_Records with drawing code_:
****************************************

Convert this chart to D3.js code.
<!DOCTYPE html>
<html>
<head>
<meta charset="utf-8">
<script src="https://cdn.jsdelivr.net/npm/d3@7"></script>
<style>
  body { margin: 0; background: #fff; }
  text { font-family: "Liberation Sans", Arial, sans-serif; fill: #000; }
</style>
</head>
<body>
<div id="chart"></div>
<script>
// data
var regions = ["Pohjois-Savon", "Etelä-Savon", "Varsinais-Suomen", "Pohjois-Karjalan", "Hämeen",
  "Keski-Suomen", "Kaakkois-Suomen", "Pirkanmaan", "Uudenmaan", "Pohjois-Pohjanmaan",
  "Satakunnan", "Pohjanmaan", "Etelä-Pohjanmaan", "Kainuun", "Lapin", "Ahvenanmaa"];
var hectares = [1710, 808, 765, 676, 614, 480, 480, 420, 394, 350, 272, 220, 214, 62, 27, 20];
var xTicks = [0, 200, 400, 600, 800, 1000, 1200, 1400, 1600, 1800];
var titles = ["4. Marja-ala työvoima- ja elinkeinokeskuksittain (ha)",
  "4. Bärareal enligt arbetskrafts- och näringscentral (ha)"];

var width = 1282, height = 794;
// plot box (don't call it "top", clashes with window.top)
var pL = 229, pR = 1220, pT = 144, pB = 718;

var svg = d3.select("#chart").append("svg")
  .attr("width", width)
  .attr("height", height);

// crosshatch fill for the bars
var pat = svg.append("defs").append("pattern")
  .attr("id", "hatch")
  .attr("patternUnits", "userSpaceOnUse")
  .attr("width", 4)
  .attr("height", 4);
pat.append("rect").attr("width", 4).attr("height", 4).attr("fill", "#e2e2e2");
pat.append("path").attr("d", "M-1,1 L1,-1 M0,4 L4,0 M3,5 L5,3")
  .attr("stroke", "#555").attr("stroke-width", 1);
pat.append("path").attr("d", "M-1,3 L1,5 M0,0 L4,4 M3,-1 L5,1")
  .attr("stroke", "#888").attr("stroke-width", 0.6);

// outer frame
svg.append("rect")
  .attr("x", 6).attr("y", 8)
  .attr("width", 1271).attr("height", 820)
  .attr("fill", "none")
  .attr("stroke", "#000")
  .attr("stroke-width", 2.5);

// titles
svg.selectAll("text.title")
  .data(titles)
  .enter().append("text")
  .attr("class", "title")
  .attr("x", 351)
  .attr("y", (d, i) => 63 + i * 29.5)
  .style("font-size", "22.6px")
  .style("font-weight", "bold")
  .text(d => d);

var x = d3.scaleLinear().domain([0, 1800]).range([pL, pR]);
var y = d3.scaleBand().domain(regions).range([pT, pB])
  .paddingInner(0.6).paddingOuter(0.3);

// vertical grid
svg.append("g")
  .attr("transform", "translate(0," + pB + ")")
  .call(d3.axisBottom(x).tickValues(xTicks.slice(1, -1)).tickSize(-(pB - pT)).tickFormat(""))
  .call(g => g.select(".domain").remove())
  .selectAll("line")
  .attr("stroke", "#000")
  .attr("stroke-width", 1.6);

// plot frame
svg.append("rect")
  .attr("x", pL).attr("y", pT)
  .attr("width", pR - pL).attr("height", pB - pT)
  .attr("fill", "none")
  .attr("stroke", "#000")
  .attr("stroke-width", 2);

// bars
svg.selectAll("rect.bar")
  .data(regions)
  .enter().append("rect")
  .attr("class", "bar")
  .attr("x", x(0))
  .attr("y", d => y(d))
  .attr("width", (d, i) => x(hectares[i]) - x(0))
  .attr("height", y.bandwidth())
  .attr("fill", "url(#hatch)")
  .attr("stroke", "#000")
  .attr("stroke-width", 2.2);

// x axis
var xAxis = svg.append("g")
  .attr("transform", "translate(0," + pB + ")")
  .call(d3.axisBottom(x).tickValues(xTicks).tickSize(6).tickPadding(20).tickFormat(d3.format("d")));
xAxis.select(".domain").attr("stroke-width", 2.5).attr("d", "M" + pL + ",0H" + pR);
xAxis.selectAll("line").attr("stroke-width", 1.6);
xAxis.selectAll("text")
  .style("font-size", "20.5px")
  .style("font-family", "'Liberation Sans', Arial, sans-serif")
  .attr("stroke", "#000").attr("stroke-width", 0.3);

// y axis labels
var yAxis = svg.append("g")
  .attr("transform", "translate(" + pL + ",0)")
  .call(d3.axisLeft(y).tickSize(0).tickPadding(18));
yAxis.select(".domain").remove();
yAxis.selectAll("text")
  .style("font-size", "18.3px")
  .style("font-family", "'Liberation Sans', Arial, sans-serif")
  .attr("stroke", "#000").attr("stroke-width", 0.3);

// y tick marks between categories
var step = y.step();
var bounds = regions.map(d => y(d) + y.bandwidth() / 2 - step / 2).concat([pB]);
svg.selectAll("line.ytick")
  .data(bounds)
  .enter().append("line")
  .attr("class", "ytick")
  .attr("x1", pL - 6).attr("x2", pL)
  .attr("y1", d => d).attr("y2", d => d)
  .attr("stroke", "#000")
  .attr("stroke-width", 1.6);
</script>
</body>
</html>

****************************************

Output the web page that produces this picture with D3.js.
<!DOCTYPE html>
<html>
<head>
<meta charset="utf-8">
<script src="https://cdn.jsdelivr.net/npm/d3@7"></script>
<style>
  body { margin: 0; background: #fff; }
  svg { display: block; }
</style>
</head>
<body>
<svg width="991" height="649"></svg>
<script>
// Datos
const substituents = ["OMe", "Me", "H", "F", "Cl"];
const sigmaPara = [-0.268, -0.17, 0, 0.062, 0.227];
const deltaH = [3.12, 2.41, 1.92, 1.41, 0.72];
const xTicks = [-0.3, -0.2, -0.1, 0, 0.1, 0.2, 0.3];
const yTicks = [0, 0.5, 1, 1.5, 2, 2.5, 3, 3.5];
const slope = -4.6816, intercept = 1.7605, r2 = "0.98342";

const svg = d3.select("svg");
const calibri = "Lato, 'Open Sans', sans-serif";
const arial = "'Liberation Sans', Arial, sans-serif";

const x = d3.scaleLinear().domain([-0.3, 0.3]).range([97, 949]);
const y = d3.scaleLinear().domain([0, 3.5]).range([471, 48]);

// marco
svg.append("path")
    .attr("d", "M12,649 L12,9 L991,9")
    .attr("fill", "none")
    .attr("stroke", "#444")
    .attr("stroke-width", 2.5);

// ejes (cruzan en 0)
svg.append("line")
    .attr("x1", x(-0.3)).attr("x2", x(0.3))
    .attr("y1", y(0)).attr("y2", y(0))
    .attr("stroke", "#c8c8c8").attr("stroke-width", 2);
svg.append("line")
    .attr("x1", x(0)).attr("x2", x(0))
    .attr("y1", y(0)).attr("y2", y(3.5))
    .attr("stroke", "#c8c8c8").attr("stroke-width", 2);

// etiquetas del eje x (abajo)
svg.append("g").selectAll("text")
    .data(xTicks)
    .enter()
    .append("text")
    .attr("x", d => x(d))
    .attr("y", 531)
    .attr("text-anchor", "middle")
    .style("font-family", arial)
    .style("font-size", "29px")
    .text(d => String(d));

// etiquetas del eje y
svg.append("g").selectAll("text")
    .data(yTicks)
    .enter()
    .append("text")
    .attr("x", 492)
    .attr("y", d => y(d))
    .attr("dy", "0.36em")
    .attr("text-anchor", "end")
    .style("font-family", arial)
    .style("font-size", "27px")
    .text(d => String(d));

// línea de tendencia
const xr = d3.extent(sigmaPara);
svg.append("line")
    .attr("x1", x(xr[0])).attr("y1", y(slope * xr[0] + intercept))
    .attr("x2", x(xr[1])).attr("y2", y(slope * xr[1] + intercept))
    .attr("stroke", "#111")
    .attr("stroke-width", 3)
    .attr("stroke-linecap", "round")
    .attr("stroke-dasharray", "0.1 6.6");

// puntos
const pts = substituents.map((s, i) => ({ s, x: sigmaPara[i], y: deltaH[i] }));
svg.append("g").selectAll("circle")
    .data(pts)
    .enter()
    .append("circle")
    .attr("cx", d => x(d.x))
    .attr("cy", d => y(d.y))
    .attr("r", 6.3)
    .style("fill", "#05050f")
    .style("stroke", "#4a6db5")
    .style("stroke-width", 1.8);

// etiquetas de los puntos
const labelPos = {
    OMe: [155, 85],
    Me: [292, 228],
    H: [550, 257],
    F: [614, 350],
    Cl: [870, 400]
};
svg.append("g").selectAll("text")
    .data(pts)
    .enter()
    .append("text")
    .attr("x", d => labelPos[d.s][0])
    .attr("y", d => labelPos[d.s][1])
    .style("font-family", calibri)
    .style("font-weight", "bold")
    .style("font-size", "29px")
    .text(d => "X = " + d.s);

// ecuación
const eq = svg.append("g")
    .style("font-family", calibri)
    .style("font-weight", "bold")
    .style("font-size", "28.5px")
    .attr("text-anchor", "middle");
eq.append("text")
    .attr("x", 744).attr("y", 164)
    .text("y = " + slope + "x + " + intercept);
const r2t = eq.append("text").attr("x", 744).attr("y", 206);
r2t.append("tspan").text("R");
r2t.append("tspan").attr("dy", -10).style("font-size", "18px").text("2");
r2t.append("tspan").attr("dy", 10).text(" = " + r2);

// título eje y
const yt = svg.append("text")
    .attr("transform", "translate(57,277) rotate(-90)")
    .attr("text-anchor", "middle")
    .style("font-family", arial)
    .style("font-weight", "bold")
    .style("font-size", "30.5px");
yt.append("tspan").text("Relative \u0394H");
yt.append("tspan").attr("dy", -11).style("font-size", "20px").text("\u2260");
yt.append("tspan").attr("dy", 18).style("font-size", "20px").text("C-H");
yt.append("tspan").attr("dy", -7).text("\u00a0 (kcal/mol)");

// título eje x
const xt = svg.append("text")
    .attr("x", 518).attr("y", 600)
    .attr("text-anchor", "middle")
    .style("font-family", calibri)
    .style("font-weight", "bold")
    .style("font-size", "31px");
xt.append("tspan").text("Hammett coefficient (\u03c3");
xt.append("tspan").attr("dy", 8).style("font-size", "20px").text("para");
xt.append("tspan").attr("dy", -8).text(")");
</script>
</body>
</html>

****************************************

_PROBLEM TO SOLVE_: Show every line that contains the word "chart".

_FINISHED ANSWER_:
Convert this chart to D3.js code.
<div id="chart"></div>
var svg = d3.select("#chart").append("svg")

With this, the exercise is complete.